I have to say that the past couple of years have been rough. Jobs have been disappearing left and right and it’s hard for me to name a time when I can remember working a 40 hour week. Most of the jobs I’ve had in the last 4 years have been 40 hours a week when I started, but quickly moved down to 20-30 sometimes 15 hours a week.

The bosses at those jobs used to use the trick of telling me I sucked at what I was doing in order to fire me so they wouldn’t have to pay into unemployment, but I won out every time and those companies have all gone out of business.

In the last couple of years I would search for jobs daily and if I was lucky I would find three, maybe four jobs a week. Over the last month though I am beginning to find 30-40 jobs a week and I’m actually getting calls for interviews. I’ve got three interviews scheduled this week plus freelance work that’s come out of nowhere to add more change in my pocket.

I even had an interview today and they actually said that if I was hired they would include health benefits. Now how weird is that for a company in San Francisco? This wasn’t a health insurance plan that was a company of five doctors that you got to choose from, but an actually real big overpriced health insurance company that my prospective employers actually pays part of the premium like they’re supposed to, not tell the government they are, but charge it all to the employee like many have done to me in the past.

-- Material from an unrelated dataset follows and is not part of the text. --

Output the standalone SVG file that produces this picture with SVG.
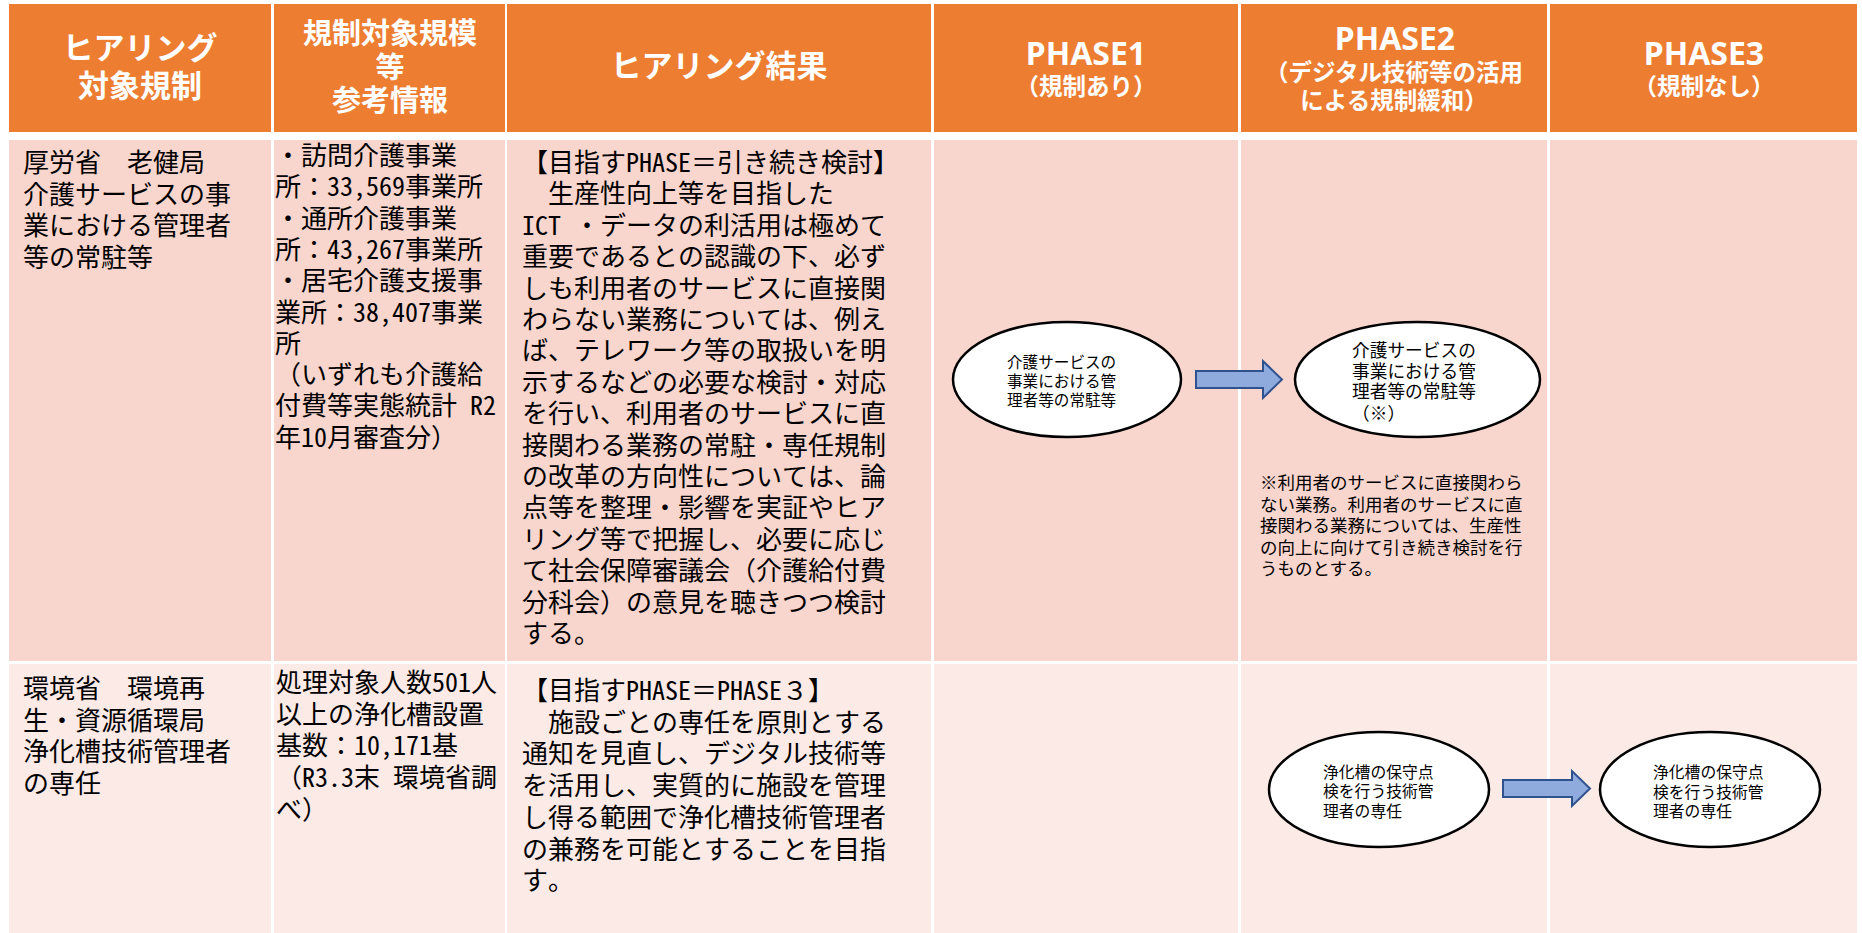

Now that fact that I’ve sent out my resume to 120-160 jobs in the last month and I’m still not employed may seem like something wrong with me, but there are lots of people who don’t have jobs and as my wife said to me today, Well, if you don’t get it, that at least means there will be less people in the pool for other jobs you find. I hadn’t thought about that, but I think she’s right.

There are lots of people who have been down and out in San Francisco over the lack of jobs, but now that our new Mayor Ed Lee is extending local tax breaks to businesses [which there are hardly any cities that charge a payroll tax on businesses] it looks like things are turning up for us. San Francisco is a damn expensive place to live in not just with housing, but also with the fact that a trip to the store revealed Oscar Mayer bacon is selling for $8.99 a pound. I don’t want to sound like an old curmudgeon, but I remember 15 years ago when that was $1.99 a pound. Of course back then I was eating rib eye steaks and filet mignon for around $4.99 and I didn’t have to go to Costco to get it.

Good times are ahead for us and don’t let them get you down.